Fate is fickle.
A simple, three-word cliché́ that describes the fragility of our lives and the speed with which everything we think is real can become an illusion. Before March 5, 2015, this simple truth was little more than a philosophical abstraction for me. I appreciated its implications. But I’d never experienced it, never endured a dramatic and unforeseen shift in fortune that I could not navigate—until that fateful day seven years ago…
I was, on March 4, 2015, a successful actor and producer living in an expansive Hollywood home with my wife of 20 years and two young sons I adored. But in the span of the ensuing 24 hours, I was ushered from my home in handcuffs, at the behest I later discovered of my ex-wife, incarcerated (the first of five incarcerations), subjected to a temporary restraining order in Divorce Court based on a false allegation, became instantly homeless and almost destitute overnight, and watched helplessly as my sons lost their father for half their childhoods.
In crossing the legal rubicon from citizen to respondent, I migrated from a world of presumed innocence and respected privacy to one of assumed guilt and immediate and ruthless judgment. A dystopian reality that, unbeknownst to me before my personal odyssey, hundreds of thousands of partners and parents, decent law-abiding citizens across America have been enduring for decades.
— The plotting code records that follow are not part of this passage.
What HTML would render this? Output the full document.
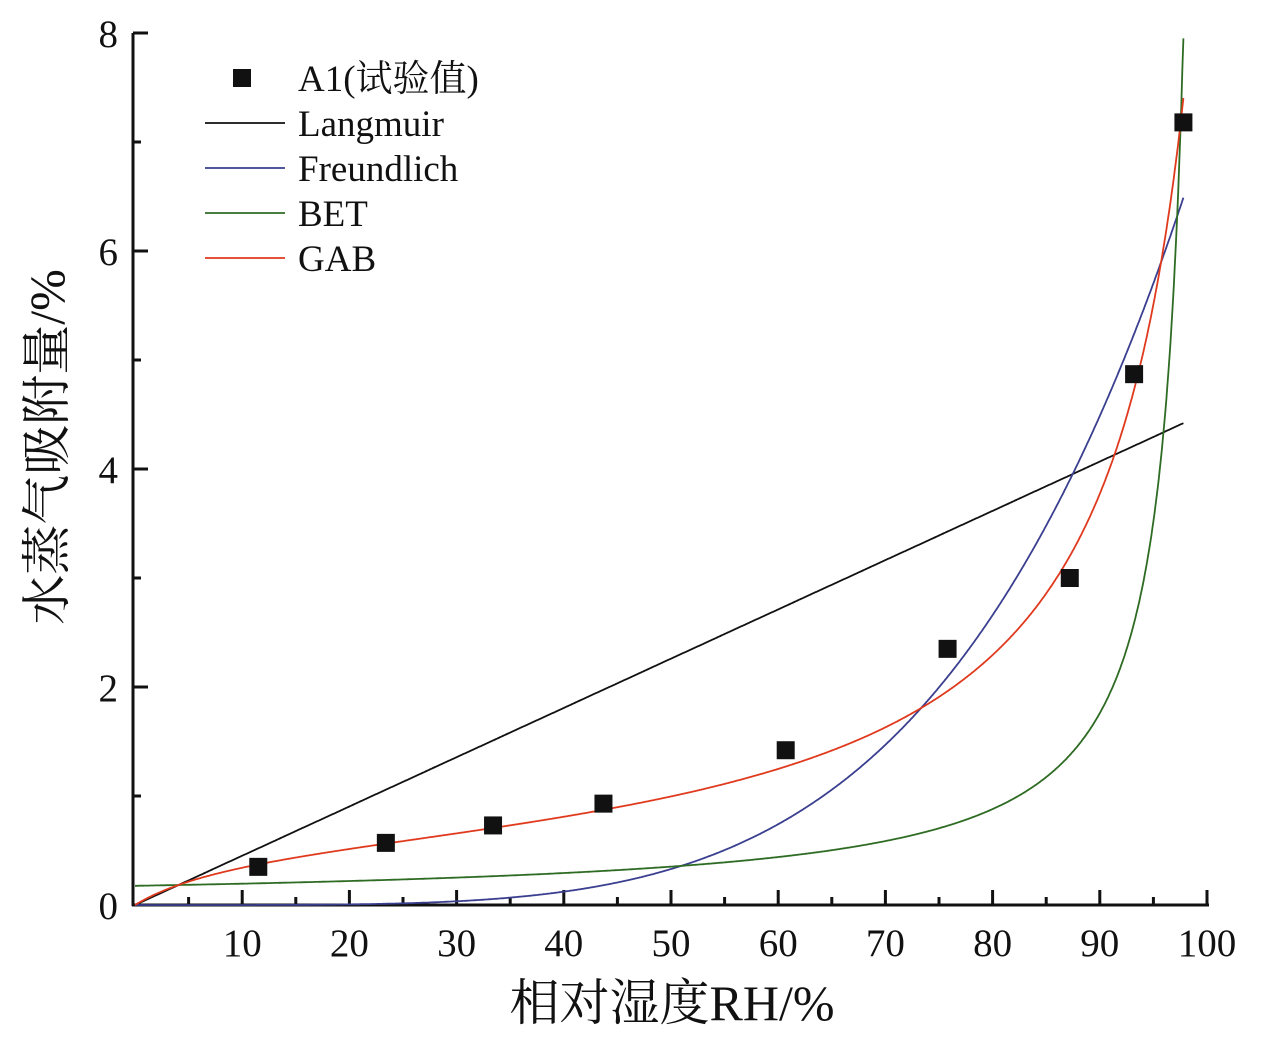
<!DOCTYPE html>
<html><head><meta charset="utf-8"><style>
body{margin:0;background:#fff;}
svg text{font-family:"Liberation Serif","Noto Serif CJK SC",serif;fill:#111;}
</style></head><body>
<svg id="chart" width="1266" height="1041">
<g id="axes"></g><g id="series"></g><g id="legend"></g>
</svg>
<script>
const xTicks=[10,20,30,40,50,60,70,80,90,100];
const yTicks=[0,2,4,6,8];
const obsRH=[11.5,23.4,33.4,43.7,60.7,75.8,87.2,93.2,97.8];
const obsW=[0.35,0.57,0.73,0.93,1.42,2.35,3.0,4.87,7.18];
const langmuirSlope=[0.0452];
const freundlichParams=[0.33,4.44];
const betParams=[0.176];
const gabParams=[0.58,11,0.943];
const seriesNames=["A1(试验值)","Langmuir","Freundlich","BET","GAB"];
const seriesColors=["#111","#111","#3a3f8f","#2e6b23","#e03a1e"];

const NS="http://www.w3.org/2000/svg";
const X=v=>135+v*10.72, Y=v=>905-v*109;
function el(t,a,p){const e=document.createElementNS(NS,t);for(const k in a)e.setAttribute(k,a[k]);p.appendChild(e);return e;}
const ax=document.getElementById('axes'), se=document.getElementById('series'), lg=document.getElementById('legend');

const ya=el('line',{x1:133,y1:33,x2:133,y2:906,stroke:'#111','stroke-width':3},ax);

const xa=el('line',{x1:132,y1:905,x2:1209,y2:905,stroke:'#111','stroke-width':3},ax);

for(let v=5;v<=100;v+=5){const l=el('line',{x1:X(v),x2:X(v),y1:905,y2:v%10?897:890,stroke:'#111','stroke-width':3},ax);
}
xTicks.forEach(v=>{const t=el('text',{x:X(v),y:956,'text-anchor':'middle','font-size':39},ax);t.textContent=v;
});
for(let v=1;v<=8;v++){const l=el('line',{x1:133,x2:v%2?141:148,y1:Y(v),y2:Y(v),stroke:'#111','stroke-width':3},ax);
}
yTicks.forEach(v=>{const t=el('text',{x:118,y:Y(v)+14,'text-anchor':'end','font-size':39},ax);t.textContent=v;
});
const xt=el('text',{x:672,y:1020,'text-anchor':'middle','font-size':50},ax);xt.textContent='相对湿度RH/%';

const yt=el('text',{x:0,y:0,'text-anchor':'middle','font-size':50,transform:'translate(64,447) rotate(-90)'},ax);yt.textContent='水蒸气吸附量/%';


const fns=[
 x=>langmuirSlope[0]*x,
 x=>freundlichParams[0]*Math.pow(x/50,freundlichParams[1]),
 x=>betParams[0]/(1-x/100),
 x=>{const h=x/100,[m,c,k]=gabParams,kh=k*h;return m*c*kh/((1-kh)*(1-kh+c*kh));}
];
const names=['langmuir-curve','freundlich-curve','bet-curve','gab-curve'];
const xMax=[97.8,97.8,98.0,97.8];
fns.forEach((f,i)=>{let d='';for(let x=0;x<=xMax[i]+1e-6;x+=0.1){let y=f(x);if(y>7.95)y=7.95;d+=(d?'L':'M')+X(x).toFixed(1)+','+Y(y).toFixed(1);if(y>=7.95)break;}
const p=el('path',{d:d,fill:'none',stroke:seriesColors[i+1],'stroke-width':1.8},se);
});
obsRH.forEach((x,i)=>{const r=el('rect',{x:X(x)-9,y:Y(obsW[i])-9,width:18,height:18,fill:'#111'},se);
});

seriesNames.forEach((n,i)=>{const y=78+i*45;
if(i==0){const r=el('rect',{x:233,y:y-9,width:18,height:18,fill:'#111'},lg);}
else{const l=el('line',{x1:205,x2:285,y1:y,y2:y,stroke:seriesColors[i],'stroke-width':1.8},lg);}
const t=el('text',{x:298,y:y+13,'font-size':37},lg);t.textContent=n;
});
</script>
</body></html>
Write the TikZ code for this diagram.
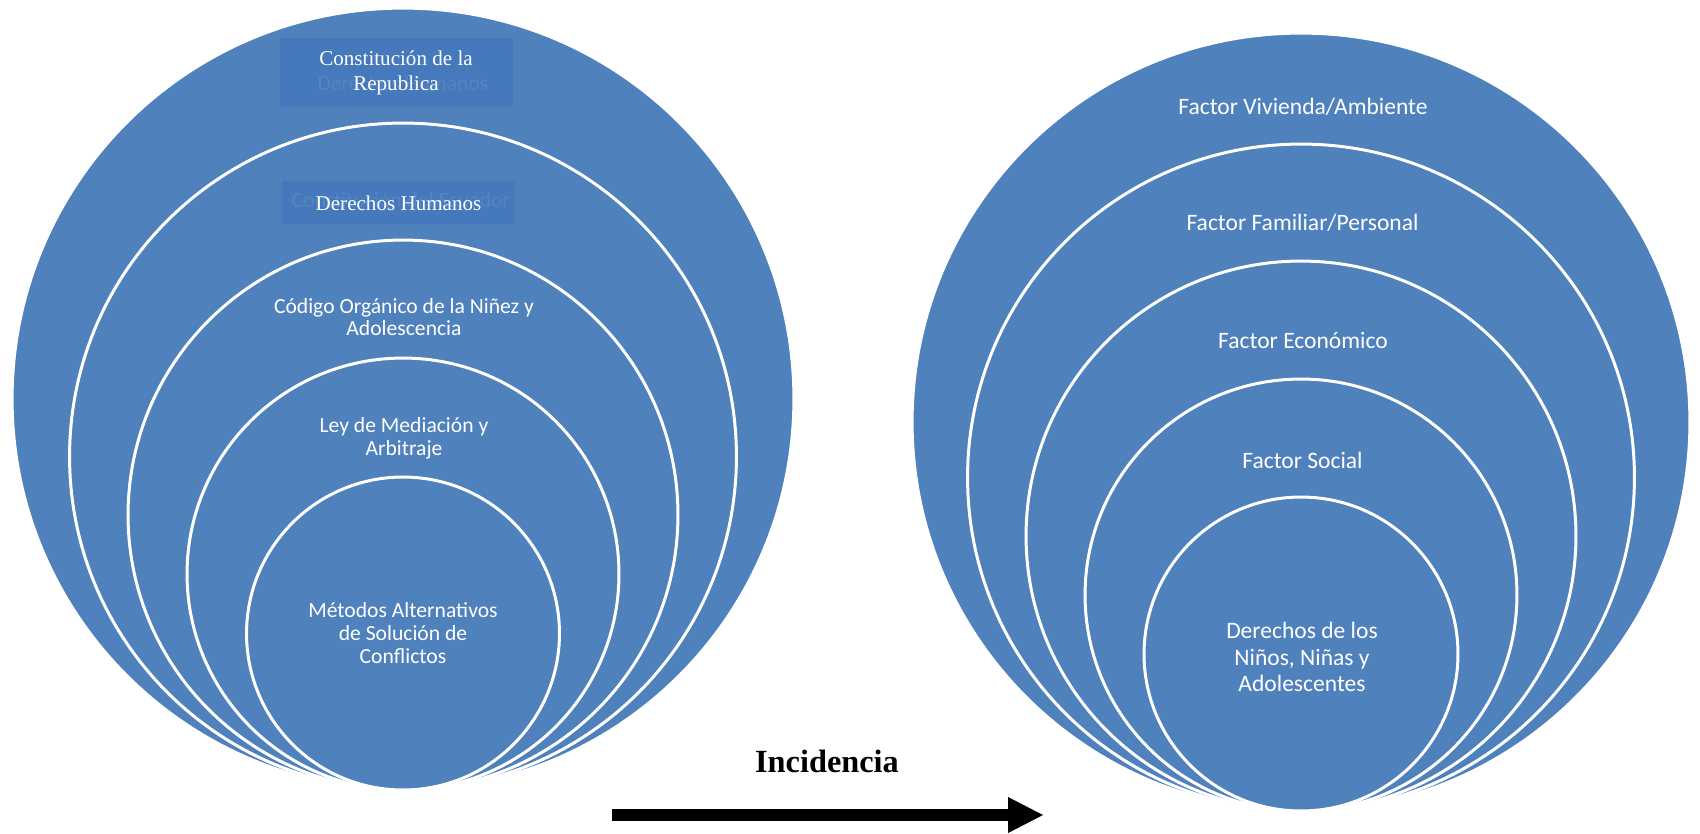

My experience in the family law system stoked not just anxiety and suffering—though plenty of that—but also deep curiosity. I wanted to understand the nature of this legal artifice, the one that rips 4,000 children from their parents every day, shattering families and rending the very fabric of American society. The United States of America is in the grips of a societal epidemic that rages in plain sight and yet remains invisible to so many.